We can get the decimal representation of the rational number \(\frac {p} {q}\) by long division method. 
When we divide p and q using long division method either the remainder becomes zero or the remainder never becomes zero.

Case (i) (Remainder = 0)
Ex :  \( \frac{7} {{16}} = 0.4375\)
Were we observe that the remainder becomes zero after a few steps i.e., decimal expansion of  \(\frac {7} {16}\) terminates 
Ex : \( \frac{1} {2} = 0.5, - \frac{8} {{25}} = - 0.32\) etc

Terminating Decimal :
When the decimal expansion of  \(\frac {p} {q}\),\(q\ne0\)  terminates (i.e., comes to an end), the decimal expansion is called terminating.
Case 2 : (Remainder \(\ne0\))
Ex : \( \frac{5} {{11}} = 0.4545......,\frac{7} {6} = 1.1666.......\)
Hence, we observe that the remainder never becomes zero.
In dividing, we note that the remainders repeat after some steps. So, we have a repeating (recurring) block of digits in the quotient.

Non-terminating and recurring decimal: 
In the decimal expansion of \( \frac{p} {q},q \ne 0\) when the remainder never becomes zero, we have a repeating (recurring) block of digits in the quotient.
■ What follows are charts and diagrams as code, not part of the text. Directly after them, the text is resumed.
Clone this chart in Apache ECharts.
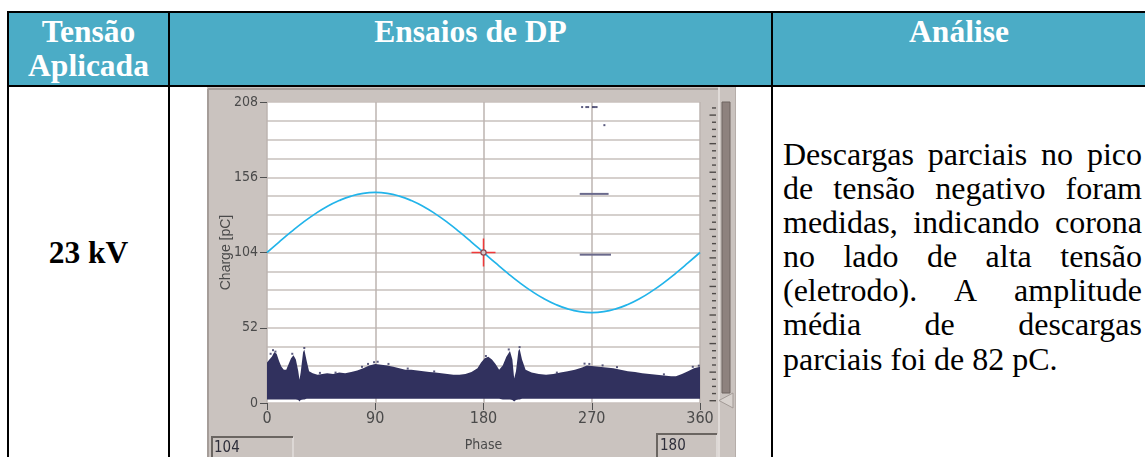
<!DOCTYPE html>
<html>
<head>
<meta charset="utf-8">
<title>Ensaios de DP</title>
<script src="https://cdn.jsdelivr.net/npm/echarts@6/dist/echarts.min.js"></script>
<style>
  html, body { margin: 0; padding: 0; background: #fff; }
  #page { position: relative; width: 1145px; height: 457px; overflow: hidden; background: #fff;
          font-family: 'Liberation Serif', 'Times New Roman', serif; }
  .hdr  { position: absolute; left: 9px; top: 13px; width: 1136px; height: 72px; background: #4bacc6; }
  .bar  { position: absolute; background: #000; }
  .th   { position: absolute; top: 14.8px; color: #fff; font-weight: bold; font-size: 31.5px;
          line-height: 34.5px; text-align: center; white-space: nowrap; }
  .kv   { position: absolute; left: 9px; width: 159px; top: 236.1px; font-weight: bold; font-size: 31.5px;
          line-height: 34.5px; text-align: center; color: #000; white-space: nowrap; }
  .txt  { position: absolute; left: 783px; top: 137px; width: 359px; font-size: 32px; line-height: 34.1px; color: #000; }
  .txt div { text-align: justify; text-align-last: justify; white-space: nowrap; }
  .txt div.last { text-align-last: left; }
  #chart { position: absolute; left: 207px; top: 87px; width: 529px; height: 370px; }
</style>
</head>
<body>
<div id="page">
  <div class="hdr"></div>
  <div class="th" style="left:9px;width:159px;">Tensão<br>Aplicada</div>
  <div class="th" style="left:170px;width:601px;">Ensaios de DP</div>
  <div class="th" style="left:773px;width:372px;">Análise</div>

  <div class="kv">23 kV</div>

  <div class="txt">
    <div>Descargas parciais no pico</div>
    <div>de tensão negativo foram</div>
    <div>medidas, indicando corona</div>
    <div>no lado de alta tensão</div>
    <div>(eletrodo). A amplitude</div>
    <div>média de descargas</div>
    <div class="last">parciais foi de 82 pC.</div>
  </div>

  <div id="chart"></div>

  <!-- table rules -->
  <div class="bar" style="left:7px;top:11px;width:1138px;height:2px;"></div>
  <div class="bar" style="left:7px;top:85px;width:1138px;height:2px;"></div>
  <div class="bar" style="left:7px;top:11px;width:2px;height:446px;"></div>
  <div class="bar" style="left:168px;top:11px;width:2px;height:446px;"></div>
  <div class="bar" style="left:771px;top:11px;width:2px;height:446px;"></div>
</div>

<script>
// Axis ticks
const phaseTicks = [0, 90, 180, 270, 360];
const chargeTicks = [0, 52, 104, 156, 208];

// Reference sine (applied voltage), charge scale
const sinePhase  = [0, 10, 20, 30, 40, 50, 60, 70, 80, 90, 100, 110, 120, 130, 140, 150, 160, 170, 180,
                    190, 200, 210, 220, 230, 240, 250, 260, 270, 280, 290, 300, 310, 320, 330, 340, 350, 360];
const sineCharge = [104, 111.2, 118.2, 124.8, 130.7, 135.8, 139.9, 143, 144.9, 145.5, 144.9, 143, 139.9,
                    135.8, 130.7, 124.8, 118.2, 111.2, 104, 96.8, 89.8, 83.2, 77.3, 72.2, 68.1, 65, 63.1,
                    62.5, 63.1, 65, 68.1, 72.2, 77.3, 83.2, 89.8, 96.8, 104];

// Partial discharge cloud: upper and lower envelope vs. phase
const pdPhase = [0, 2, 4, 6, 8, 10, 12, 14, 16, 18, 20, 22, 24, 26, 27, 28, 30, 31, 33, 35,
                 38, 42, 46, 50, 55, 60, 65, 70, 75, 80, 85, 90, 95, 100, 105, 110, 115, 120, 125, 130,
                 135, 140, 145, 150, 155, 160, 165, 170, 175, 178, 181, 184, 187, 190, 193, 196, 199, 202, 204, 205.5,
                 207, 209, 210, 212, 215, 220, 226, 232, 238, 244, 250, 256, 262, 266, 270, 276, 282, 288, 294, 300,
                 306, 312, 318, 324, 330, 336, 340, 345, 350, 355, 360];
const pdTop = [28, 30, 32, 35, 34, 29, 25, 23, 23, 27, 31, 33, 30, 22, 16, 21, 35, 37, 29, 22,
               20.5, 19.5, 20, 20.5, 20, 21, 20.5, 21.5, 22.5, 24, 26, 27, 26.5, 26, 25, 24, 23, 23, 22.5, 22,
               21.5, 21, 20.5, 20, 19.5, 19.5, 20, 21.5, 24, 28, 31, 32, 30, 27, 23, 26, 32, 36, 30, 17,
               22, 36, 37.5, 30, 23, 21, 20, 19.5, 20, 21, 22, 23, 24.5, 26, 25.5, 25, 24.5, 24, 23, 22,
               21.5, 20.5, 20, 19.5, 19, 18.5, 18.5, 20, 22, 24, 25];
const pdBottom = [2.5, 2.5, 2.5, 2.5, 2.5, 2.5, 2.5, 2.5, 2.5, 2.5, 2.5, 2.5, 2.5, 2, 1, 2, 2.5, 2.5, 3, 3,
                  3, 3, 3, 3, 3, 3, 3, 3, 3, 3, 3, 3, 3, 3, 3, 3, 3, 3, 3, 3,
                  3, 3, 3, 3, 3, 3, 3, 3, 3, 3, 3, 3, 3, 3, 3, 2.5, 2.5, 2.5, 2, 1,
                  2, 2.5, 2.5, 3, 3, 3, 3, 3, 3, 3, 3, 3, 3, 3, 3, 3, 3, 3, 3, 3,
                  3, 3, 3, 3, 3, 3, 3, 3, 3, 3, 3];
// Isolated pulses along the top of the cloud
const pdSpeck = [[3, 34], [5, 36.5], [7, 35.5], [21, 34], [31, 38], [44, 20.8], [57, 21], [79, 25], [84, 27],
                 [89, 28.2], [92, 28.5], [101, 27], [117, 23.8], [139, 21.8], [182, 32.5], [201, 37],
                 [210, 38.6], [241, 21], [264, 27.2], [268, 27], [279, 26], [291, 24.8], [330, 19.8],
                 [354, 25], [359, 25.8]];
// Sparse high pulses near the negative peak
const pdHigh = [[262, 204.5], [265.5, 204.5], [267, 204.5], [271, 204.5], [272.5, 204.5], [274, 204.5], [280.5, 192]];

// Level cursors: [phaseStart, charge, phaseEnd]
const cursorLevels = [[260, 144.5, 284], [260, 102.5, 286]];
// Phase/charge cursor
const cursorPoint = [[180, 104]];

// Readout boxes
const readoutLeft = '104';
const readoutRight = '180';

const NARROW = '"Liberation Sans Narrow", "Arial Narrow", "DejaVu Sans Condensed", sans-serif';
const PANEL = '#cac3bf';
const GRIDC = '#c8c1bd';

const chart = echarts.init(document.getElementById('chart'), null, { renderer: 'canvas' });

// Panel decoration: level scale at the right edge
const scaleTicks = [];
for (let k = 0; k < 42; k++) {
  const y = 313.7 - k * 7.14;
  const long = k % 4 === 0;
  scaleTicks.push({
    type: 'line', z: 50, silent: true,
    shape: { x1: long ? 502.5 : 505, y1: y, x2: 509, y2: y },
    style: { stroke: '#4e4a48', lineWidth: 1.4 }
  });
}

const option = {
  backgroundColor: PANEL,
  animation: false,
  grid: { left: 60, top: 15, width: 433, height: 301, show: true, backgroundColor: '#fff', borderWidth: 0,
          containLabel: false, outerBoundsMode: 'none' },
  xAxis: {
    type: 'value', min: phaseTicks[0], max: phaseTicks[phaseTicks.length - 1], interval: phaseTicks[1] - phaseTicks[0],
    axisLine: { show: false },
    axisTick: { show: true, length: 7, lineStyle: { color: '#505050', width: 1 } },
    axisLabel: { margin: 8, color: '#4a4a4a', fontFamily: NARROW, fontSize: 16 },
    splitLine: { show: true, lineStyle: { color: '#bdb4b0', width: 1.5 } },
    name: 'Phase', nameLocation: 'middle', nameGap: 35, nameMoveOverlap: false,
    nameTextStyle: { color: '#4a4a4a', fontFamily: NARROW, fontSize: 14 }
  },
  yAxis: {
    type: 'value', min: chargeTicks[0], max: chargeTicks[chargeTicks.length - 1], interval: chargeTicks[1] - chargeTicks[0],
    axisLine: { show: false },
    axisTick: { show: true, length: 7, lineStyle: { color: '#505050', width: 1 } },
    axisLabel: { margin: 9, color: '#4a4a4a', fontFamily: NARROW, fontSize: 14 },
    splitLine: { show: true, lineStyle: { color: GRIDC, width: 1.5 } },
    minorTick: { show: false, splitNumber: 4 },
    minorSplitLine: { show: true, lineStyle: { color: GRIDC, width: 1.5 } },
    name: 'Charge [pC]', nameLocation: 'middle', nameGap: 34, nameRotate: 90, nameMoveOverlap: false,
    nameTextStyle: { color: '#4a4a4a', fontFamily: '"Liberation Sans", Arial, sans-serif', fontSize: 14 }
  },
  series: [
    {
      name: 'PD cloud', type: 'custom', clip: true, z: 3,
      data: [[180, 20]],
      renderItem: function (params, api) {
        const pts = [];
        for (let i = 0; i < pdPhase.length; i++) pts.push(api.coord([pdPhase[i], pdTop[i]]));
        for (let i = pdPhase.length - 1; i >= 0; i--) pts.push(api.coord([pdPhase[i], pdBottom[i]]));
        return { type: 'polygon', shape: { points: pts }, style: { fill: '#31315e' } };
      }
    },
    {
      name: 'PD pulses', type: 'scatter', z: 3, symbol: 'rect', symbolSize: 2,
      itemStyle: { color: '#31315e' },
      data: pdSpeck.concat(pdHigh)
    },
    {
      name: 'Voltage', type: 'line', z: 4, smooth: true, symbol: 'none',
      lineStyle: { color: '#22b4ea', width: 1.7 },
      data: sinePhase.map((p, i) => [p, sineCharge[i]])
    },
    {
      name: 'Level cursors', type: 'custom', z: 5,
      data: cursorLevels,
      renderItem: function (params, api) {
        const a = api.coord([api.value(0), api.value(1)]);
        const b = api.coord([api.value(2), api.value(1)]);
        return { type: 'line', shape: { x1: a[0], y1: a[1], x2: b[0], y2: b[1] },
                 style: { stroke: '#6a6a8c', lineWidth: 2 } };
      }
    },
    {
      name: 'Cursor', type: 'custom', z: 6,
      data: cursorPoint,
      renderItem: function (params, api) {
        const c = api.coord([api.value(0), api.value(1)]);
        return {
          type: 'group',
          children: [
            { type: 'line', shape: { x1: c[0] - 12, y1: c[1], x2: c[0] + 12, y2: c[1] }, style: { stroke: '#f03a3a', lineWidth: 1.5 } },
            { type: 'line', shape: { x1: c[0], y1: c[1] - 14, x2: c[0], y2: c[1] + 14 }, style: { stroke: '#f03a3a', lineWidth: 1.5 } },
            { type: 'circle', shape: { cx: c[0], cy: c[1], r: 2.6 }, style: { fill: '#d4c6c6', stroke: '#8a4a55', lineWidth: 1.2 } }
          ]
        };
      }
    }
  ],
  graphic: [
    // panel frame
    { type: 'line', z: 40, silent: true, shape: { x1: 1, y1: 2, x2: 511, y2: 2 }, style: { stroke: '#a59d99', lineWidth: 2 } },
    { type: 'line', z: 40, silent: true, shape: { x1: 1, y1: 2, x2: 1, y2: 370 }, style: { stroke: '#a59d99', lineWidth: 2 } },
    { type: 'line', z: 40, silent: true, shape: { x1: 512, y1: 0, x2: 512, y2: 370 }, style: { stroke: '#e7e3e0', lineWidth: 1.5 } },
    { type: 'line', z: 40, silent: true, shape: { x1: 528.5, y1: 0, x2: 528.5, y2: 370 }, style: { stroke: '#b5ada9', lineWidth: 1 } },
    // level slider
    { type: 'rect', z: 40, silent: true, shape: { x: 515, y: 15, width: 8, height: 291 },
      style: { fill: '#8e827e', stroke: '#6f6561', lineWidth: 1 } },
    { type: 'polygon', z: 41, silent: true, shape: { points: [[512, 313.5], [526, 306], [526, 321]] },
      style: { fill: '#d8d2ce', stroke: '#a39b97', lineWidth: 1 } },
    // readout boxes
    { type: 'rect', z: 40, silent: true, shape: { x: 5, y: 350, width: 81, height: 30 }, style: { fill: PANEL, stroke: '#efeceb', lineWidth: 1 } },
    { type: 'polyline', z: 41, silent: true, shape: { points: [[5, 380], [5, 350], [86, 350]] }, style: { stroke: '#6a6561', lineWidth: 2, fill: null } },
    { type: 'text', z: 42, silent: true, style: { text: readoutLeft, x: 7, y: 361, verticalAlign: 'middle',
      font: '15px ' + NARROW, fill: '#2e2e3a' } },
    { type: 'rect', z: 40, silent: true, shape: { x: 450, y: 347, width: 60, height: 30 }, style: { fill: PANEL, stroke: '#efeceb', lineWidth: 1 } },
    { type: 'polyline', z: 41, silent: true, shape: { points: [[450, 377], [450, 347], [510, 347]] }, style: { stroke: '#6a6561', lineWidth: 2, fill: null } },
    { type: 'text', z: 42, silent: true, style: { text: readoutRight, x: 453, y: 359, verticalAlign: 'middle',
      font: '15px ' + NARROW, fill: '#2e2e3a' } }
  ].concat(scaleTicks)
};

chart.setOption(option);
</script>
</body>
</html>
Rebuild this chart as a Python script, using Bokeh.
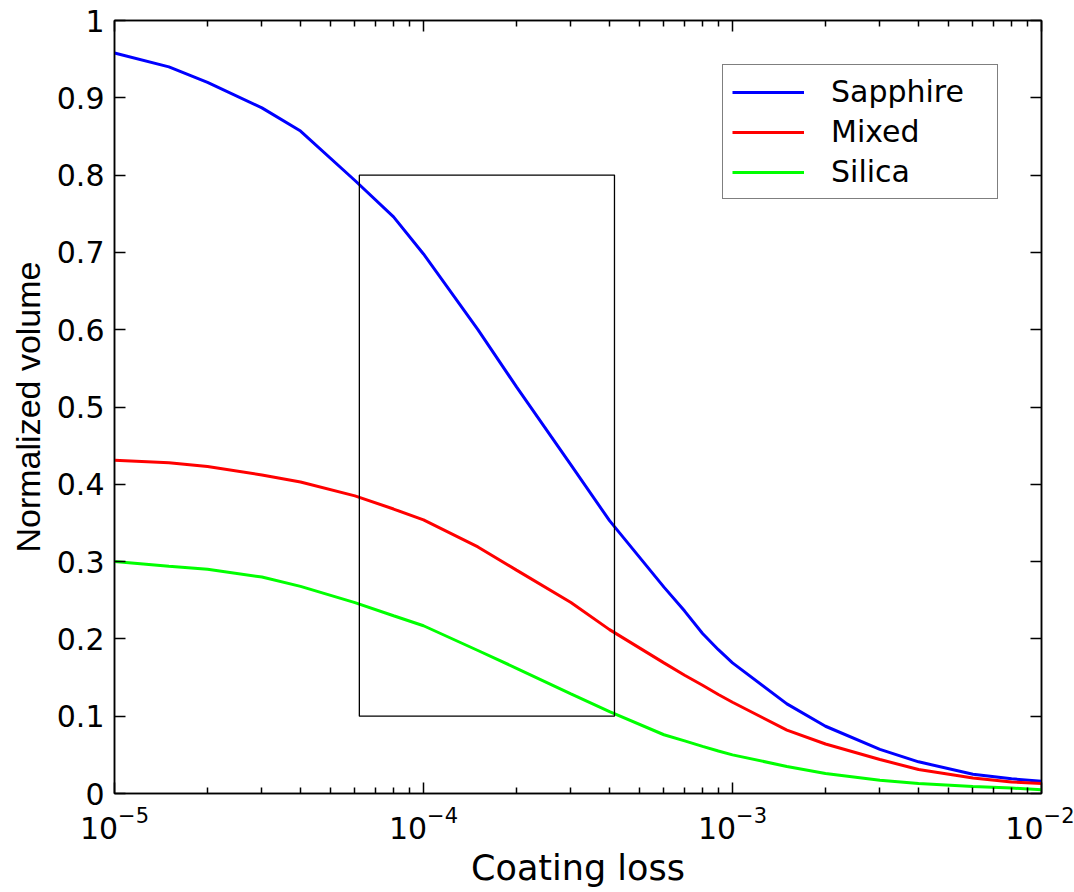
from bokeh.plotting import figure
from bokeh.models import (Range1d, LogAxis, LinearAxis, FixedTicker, CustomJSTickFormatter,
                          LogTickFormatter, Legend, LegendItem, ColumnDataSource)
from bokeh.embed import file_html
from bokeh.resources import INLINE

# ---------------- data ----------------
coating_loss = [1.0e-5, 1.5e-5, 2.0e-5, 3.0e-5, 4.0e-5, 6.0e-5, 8.0e-5, 1.0e-4,
                1.5e-4, 2.0e-4, 3.0e-4, 4.0e-4, 6.0e-4, 7.0e-4, 8.0e-4, 9.0e-4,
                1.0e-3, 1.5e-3, 2.0e-3, 3.0e-3, 4.0e-3, 6.0e-3, 8.0e-3, 1.0e-2]
sapphire = [0.958, 0.940, 0.920, 0.887, 0.857, 0.793, 0.746, 0.698, 0.600, 0.526,
            0.425, 0.353, 0.267, 0.236, 0.207, 0.186, 0.169, 0.116, 0.087, 0.057,
            0.041, 0.025, 0.019, 0.016]
mixed = [0.431, 0.428, 0.423, 0.412, 0.403, 0.385, 0.368, 0.354, 0.319, 0.289,
         0.247, 0.212, 0.169, 0.153, 0.140, 0.128, 0.118, 0.082, 0.064, 0.044,
         0.031, 0.020, 0.015, 0.013]
silica = [0.300, 0.294, 0.290, 0.280, 0.268, 0.247, 0.230, 0.217, 0.185, 0.162,
          0.129, 0.106, 0.076, 0.068, 0.061, 0.055, 0.050, 0.035, 0.026, 0.017,
          0.013, 0.009, 0.007, 0.005]
series_names = ["Sapphire", "Mixed", "Silica"]
series_colors = ["#0000ff", "#ff0000", "#00ff00"]

# highlighted region (rectangle)
box_left = [6.2e-5]
box_right = [4.15e-4]
box_bottom = [0.1]
box_top = [0.8]

x_major_ticks = [1e-5, 1e-4, 1e-3, 1e-2]
y_major_ticks = [0, 0.1, 0.2, 0.3, 0.4, 0.5, 0.6, 0.7, 0.8, 0.9, 1.0]

x_label = "Coating loss"
y_label = "Normalized volume"

# ---------------- styling ----------------
FONT = "DejaVu Sans"
YLABEL_FONT = "Liberation Sans"
TICK_FS = "30px"
LABEL_FS = "35px"

x_minor_ticks = [m * t for t in x_major_ticks[:-1] for m in range(2, 10)]
xticker = FixedTicker(ticks=x_major_ticks, minor_ticks=x_minor_ticks)
yticker = FixedTicker(ticks=y_major_ticks, minor_ticks=[])

p = figure(width=1074, height=890, x_axis_type="log",
           x_range=Range1d(1e-5, 1e-2), y_range=Range1d(0, 1),
           output_backend="svg", toolbar_location=None,
           min_border_left=114, min_border_right=33,
           min_border_top=20, min_border_bottom=97)
p.background_fill_color = "white"
p.border_fill_color = "white"
p.outline_line_color = "black"
p.outline_line_width = 1.5
p.xgrid.visible = False
p.ygrid.visible = False


def style_axis(ax):
    ax.axis_line_color = "black"
    ax.axis_line_width = 1.5
    ax.major_tick_line_color = "black"
    ax.minor_tick_line_color = "black"
    ax.major_tick_line_width = 1.5
    ax.minor_tick_line_width = 1.5
    ax.major_tick_in = 11
    ax.major_tick_out = 0
    ax.minor_tick_in = 6
    ax.minor_tick_out = 0
    ax.major_label_text_font = FONT
    ax.major_label_text_font_size = TICK_FS
    ax.major_label_text_color = "black"
    ax.axis_label_text_font = FONT
    ax.axis_label_text_font_size = LABEL_FS
    ax.axis_label_text_font_style = "normal"
    ax.axis_label_text_color = "black"


xa = p.xaxis[0]
xa.ticker = xticker
xa.formatter = LogTickFormatter()
xa.axis_label = x_label
style_axis(xa)
xa.major_label_standoff = 12
xa.axis_label_standoff = 6

ya = p.yaxis[0]
ya.ticker = yticker
ya.formatter = CustomJSTickFormatter(code="return tick.toFixed(1).replace(/\\.0$/, '');")
ya.axis_label = y_label
style_axis(ya)
ya.axis_label_text_font = YLABEL_FONT
ya.axis_label_text_font_size = "34px"
ya.major_label_standoff = 10
ya.axis_label_standoff = 7

top_ax = LogAxis(ticker=xticker, formatter=CustomJSTickFormatter(code="return '';"))
style_axis(top_ax)
top_ax.major_label_standoff = 0
p.add_layout(top_ax, "above")

right_ax = LinearAxis(ticker=yticker, formatter=CustomJSTickFormatter(code="return '';"))
style_axis(right_ax)
right_ax.major_label_standoff = 0
p.add_layout(right_ax, "right")

# ---------------- glyphs ----------------
source = ColumnDataSource(dict(x=coating_loss, Sapphire=sapphire, Mixed=mixed, Silica=silica))
renderers = []
for name, color in zip(series_names, series_colors):
    r = p.line("x", name, source=source, line_color=color, line_width=3)
    renderers.append(r)

p.quad(left=box_left, right=box_right, bottom=box_bottom, top=box_top,
       fill_color=None, line_color="black", line_width=1.3)

legend = Legend(items=[LegendItem(label=n, renderers=[r]) for n, r in zip(series_names, renderers)],
                location=(608, 594))
legend.label_text_font = FONT
legend.label_text_font_size = TICK_FS
legend.label_text_color = "black"
legend.border_line_color = "black"
legend.border_line_width = 1.5
legend.background_fill_color = "white"
legend.background_fill_alpha = 1.0
legend.padding = 9
legend.spacing = 5
legend.glyph_width = 72
legend.glyph_height = 30
legend.label_standoff = 27
legend.label_width = 157
legend.margin = 0
p.add_layout(legend)

open("out.html", "w").write(file_html(p, INLINE))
This decimal expansion is called non
terminating and recurring.
To simplify the notation, we place a bar over the first block of the repeating (recurring) part & neglect remaining.
                  \( \therefore \frac{5} {{11}} = 0.\overline {45} ,\frac{7} {6} = 1.1\overline 6 \)             
Thus, a rational number can be expressed by either a terminating or a non terminating and recurring (repeating) decimal expansion.

The converse of this statement is also true.